We aren’t born with it. And we don’t get there without struggle. And once we have it we don’t keep it forever; we have to continue to struggle to maintain it. The possession of authentic power, then, is an ongoing process.
“We often assume that worldly power confers inner strength,” says Person. Yet the feeling of authentic power, of inner strength, is not necessarily, and perhaps only rarely, associated with power in the external world. To establish a raison d’etre,whether in work or love or religious devotion, to commit to activities that one chooses, to be able to live in the moment without abandoning either the past or the future, to have a life relatively free of fear, anger or envy and filled with love and concern for at least a few others—these are all facets of authentic power. Authentic power is the ability to live fully, with few regrets and fewer recriminations. When we are internally free to pursue our goals, we experience neither excessive apathy nor doubt, and we remain untroubled by fear of failure or of success.
“Authentic power is not the same thing as worldly power. Like the proverbial needle in the haystack, it is often difficult to find those among us who feel authentically powerful, who feel anything like inner strength or a sense of being in command of themselves.
It’s perhaps even harder to identify people who experience themselves as genuinely powerful among those apparently powerful people who inhabit the headlines.
“Most of us are neither totally powerless nor totally powerful but have some combination of weakness and strengths. Dominance is not the same thing as authentic power; in fact those who rely on dominating others to establish their own self-esteem are often papering over an underlying sense of weakness and often doubt whether they are authentically loved or even liked.
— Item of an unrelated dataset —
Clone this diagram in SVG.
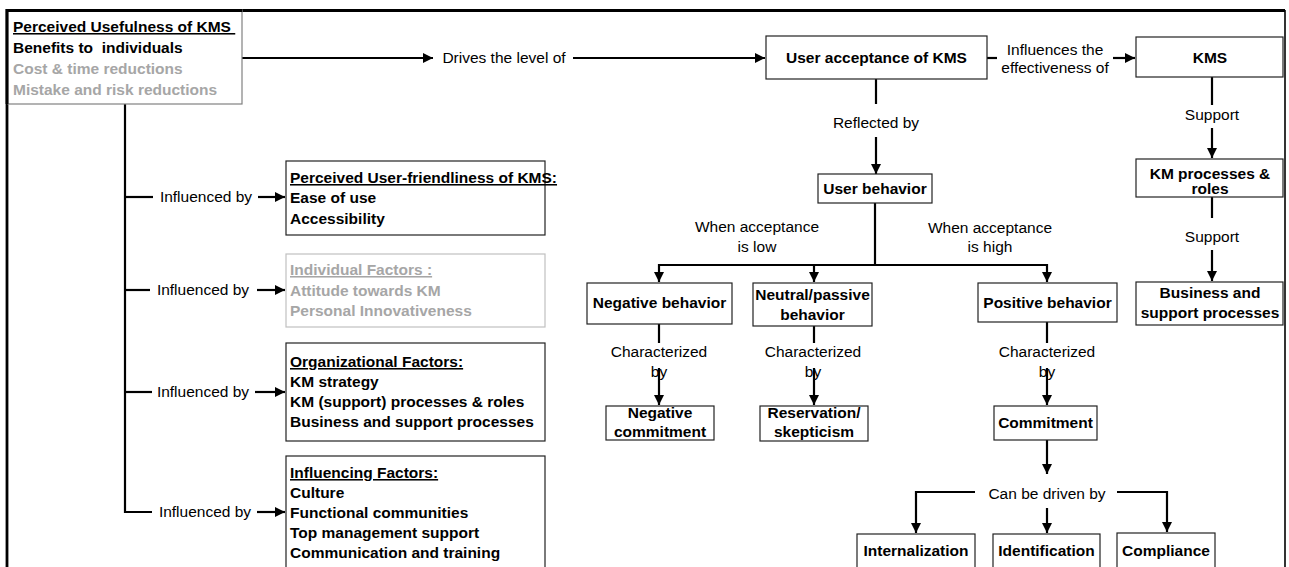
<svg xmlns="http://www.w3.org/2000/svg" width="1289" height="567" viewBox="0 0 1289 567">
<style>
text{font-family:"Liberation Sans",Arial,sans-serif;font-size:15.5px;fill:#000}
.b{font-weight:bold}
.g{fill:#a6a6a6}
.u{text-decoration:underline}
.c{text-anchor:middle}
.box{fill:#fff;stroke:#222;stroke-width:1.2}
.conn path{fill:none;stroke:#000;stroke-width:2.2}
.frame{fill:none;stroke:#000}
</style>
<defs>
<marker id="ah" viewBox="0 0 10 10" refX="10" refY="5" markerWidth="10" markerHeight="10" markerUnits="userSpaceOnUse" orient="auto">
<path d="M0,0 L10,5 L0,10 z" fill="#000"/>
</marker>
</defs>
<rect width="1289" height="567" fill="#fff"/>
<g id="frame">
<path class="frame" d="M7,567 V10.5 H1285" stroke-width="2.8"/>
<path class="frame" d="M1285,10 V567" stroke-width="1.6"/>
</g>
<g class="conn" id="connectors">
<path d="M242,58 H433" marker-end="url(#ah)"/>
<path d="M573,58 H765" marker-end="url(#ah)"/>
<path d="M125,104 V512 H152"/>
<path d="M125,197 H153"/>
<path d="M125,290 H150"/>
<path d="M125,392 H152"/>
<path d="M258,197 H285" marker-end="url(#ah)"/>
<path d="M257,290 H285" marker-end="url(#ah)"/>
<path d="M255,392 H285" marker-end="url(#ah)"/>
<path d="M257,512 H285" marker-end="url(#ah)"/>
<path d="M876,79 V104"/>
<path d="M876,137 V174" marker-end="url(#ah)"/>
<path d="M987,58 H997"/>
<path d="M1113,58 H1135" marker-end="url(#ah)"/>
<path d="M1212,77 V105"/>
<path d="M1212,128 V158" marker-end="url(#ah)"/>
<path d="M1212,197 V218"/>
<path d="M1212,250 V281" marker-end="url(#ah)"/>
<path d="M875,203 V265"/>
<path d="M659,265 H1047"/>
<path d="M659,264 V282" marker-end="url(#ah)"/>
<path d="M814,265 V282" marker-end="url(#ah)"/>
<path d="M1047,264 V282" marker-end="url(#ah)"/>
<path d="M659,324 V343"/>
<path d="M659,368 V405" marker-end="url(#ah)"/>
<path d="M814,326 V343"/>
<path d="M814,368 V405" marker-end="url(#ah)"/>
<path d="M1047,322 V343"/>
<path d="M1047,368 V405" marker-end="url(#ah)"/>
<path d="M1047,440 V474" marker-end="url(#ah)"/>
<path d="M975,492 H916 V533" marker-end="url(#ah)"/>
<path d="M1047,508 V533" marker-end="url(#ah)"/>
<path d="M1117,492 H1167 V532" marker-end="url(#ah)"/>
</g>
<g id="labels">
<text class="c" x="504" y="63">Drives the level of</text>
<text class="c" x="876" y="128">Reflected by</text>
<text class="c" x="1055" y="55">Influences the</text>
<text class="c" x="1055" y="73">effectiveness of</text>
<text class="c" x="1212" y="120">Support</text>
<text class="c" x="1212" y="242">Support</text>
<text class="c" x="757" y="232">When acceptance</text>
<text class="c" x="757" y="252">is low</text>
<text class="c" x="990" y="233">When acceptance</text>
<text class="c" x="990" y="252">is high</text>
<text class="c" x="659" y="357">Characterized</text>
<text class="c" x="659" y="377">by</text>
<text class="c" x="813" y="357">Characterized</text>
<text class="c" x="813" y="377">by</text>
<text class="c" x="1047" y="357">Characterized</text>
<text class="c" x="1047" y="377">by</text>
<text class="c" x="1047" y="499">Can be driven by</text>
<text class="c" x="206" y="202">Influenced by</text>
<text class="c" x="203" y="295">Influenced by</text>
<text class="c" x="203" y="397">Influenced by</text>
<text class="c" x="205" y="517">Influenced by</text>
</g>
<g id="usefulness">
<rect x="8" y="10" width="234" height="94" fill="#fff" stroke="#808080" stroke-width="1.2"/>
<path class="frame" d="M7,104 V10.5 H242" stroke-width="2.8"/>
<text class="b u" x="13" y="32" xml:space="preserve">Perceived Usefulness of KMS </text>
<text class="b" x="13" y="53" xml:space="preserve">Benefits to  individuals</text>
<text class="b g" x="13" y="74">Cost &amp; time reductions</text>
<text class="b g" x="13" y="94.5">Mistake and risk reductions</text>
</g>
<g id="user-friendliness">
<rect class="box" x="286" y="161" width="259" height="74"/>
<text class="b u" x="290" y="183">Perceived User-friendliness of KMS:</text>
<text class="b" x="290" y="203">Ease of use</text>
<text class="b" x="290" y="224">Accessibility</text>
</g>
<g id="individual-factors">
<rect x="286" y="254" width="259" height="73" fill="#fff" stroke="#c0c0c0" stroke-width="1.2"/>
<text class="b u g" x="290" y="275">Individual Factors :</text>
<text class="b g" x="290" y="296">Attitude towards KM</text>
<text class="b g" x="290" y="316">Personal Innovativeness</text>
</g>
<g id="organizational-factors">
<rect class="box" x="286" y="343" width="259" height="98"/>
<text class="b u" x="290" y="367">Organizational Factors:</text>
<text class="b" x="290" y="387">KM strategy</text>
<text class="b" x="290" y="407">KM (support) processes &amp; roles</text>
<text class="b" x="290" y="427">Business and support processes</text>
</g>
<g id="influencing-factors">
<rect class="box" x="286" y="456" width="259" height="120"/>
<text class="b u" x="290" y="478">Influencing Factors:</text>
<text class="b" x="290" y="498">Culture</text>
<text class="b" x="290" y="518">Functional communities</text>
<text class="b" x="290" y="538">Top management support</text>
<text class="b" x="290" y="558">Communication and training</text>
</g>
<g id="user-acceptance">
<rect class="box" x="766" y="36" width="221" height="43"/>
<text class="b c" x="876.5" y="63">User acceptance of KMS</text>
</g>
<g id="kms">
<rect class="box" x="1136" y="37" width="147" height="40"/>
<text class="b c" x="1210" y="63">KMS</text>
</g>
<g id="km-processes">
<rect class="box" x="1136" y="159" width="147" height="38"/>
<text class="b c" x="1210" y="179">KM processes &amp;</text>
<text class="b c" x="1210" y="194">roles</text>
</g>
<g id="business-processes">
<rect class="box" x="1136" y="282" width="147" height="43"/>
<text class="b c" x="1210" y="298">Business and</text>
<text class="b c" x="1210" y="318">support processes</text>
</g>
<g id="user-behavior">
<rect class="box" x="818" y="174" width="114" height="29"/>
<text class="b c" x="875" y="194">User behavior</text>
</g>
<g id="negative-behavior">
<rect class="box" x="587" y="283" width="145" height="41"/>
<text class="b c" x="659.5" y="308">Negative behavior</text>
</g>
<g id="neutral-behavior">
<rect class="box" x="753" y="283" width="119" height="43"/>
<text class="b c" x="812.5" y="300">Neutral/passive</text>
<text class="b c" x="812.5" y="320">behavior</text>
</g>
<g id="positive-behavior">
<rect class="box" x="978" y="283" width="139" height="39"/>
<text class="b c" x="1047.5" y="308">Positive behavior</text>
</g>
<g id="negative-commitment">
<rect class="box" x="606" y="406" width="108" height="34"/>
<text class="b c" x="660" y="418">Negative</text>
<text class="b c" x="660" y="437">commitment</text>
</g>
<g id="reservation">
<rect class="box" x="760" y="406" width="108" height="35"/>
<text class="b c" x="814" y="418">Reservation/</text>
<text class="b c" x="814" y="437">skepticism</text>
</g>
<g id="commitment">
<rect class="box" x="994" y="406" width="103" height="34"/>
<text class="b c" x="1045.5" y="428">Commitment</text>
</g>
<g id="internalization">
<rect class="box" x="857" y="534" width="118" height="42"/>
<text class="b c" x="916" y="556">Internalization</text>
</g>
<g id="identification">
<rect class="box" x="993" y="534" width="107" height="42"/>
<text class="b c" x="1046.5" y="556">Identification</text>
</g>
<g id="compliance">
<rect class="box" x="1117" y="533" width="98" height="43"/>
<text class="b c" x="1166" y="556">Compliance</text>
</g>
</svg>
Nor should we view vulnerability as synonymous with weakness. To develop real empathy, we must at one time or another have permitted ourselves to feel frightened, overwhelmed or helpless. Indeed, a certain amount of strength is required for us to open ourselves up and express vulnerability,” says Person.
“Authentic power wells up from within, and it seldom appears full-blown early in life. Rather, it is an outcome of our ability to integrate our experiences in such a way that even adversity is ultimately incorporated into the process of growth. Authentic power is gained through vigorous participation in life, coupled with an openness to new experiences, emotional sure-footedness, strong ties to other people, the ability to find interest and pleasure in whatever we encounter and, most of all, the ability to construct meaning in our lives.”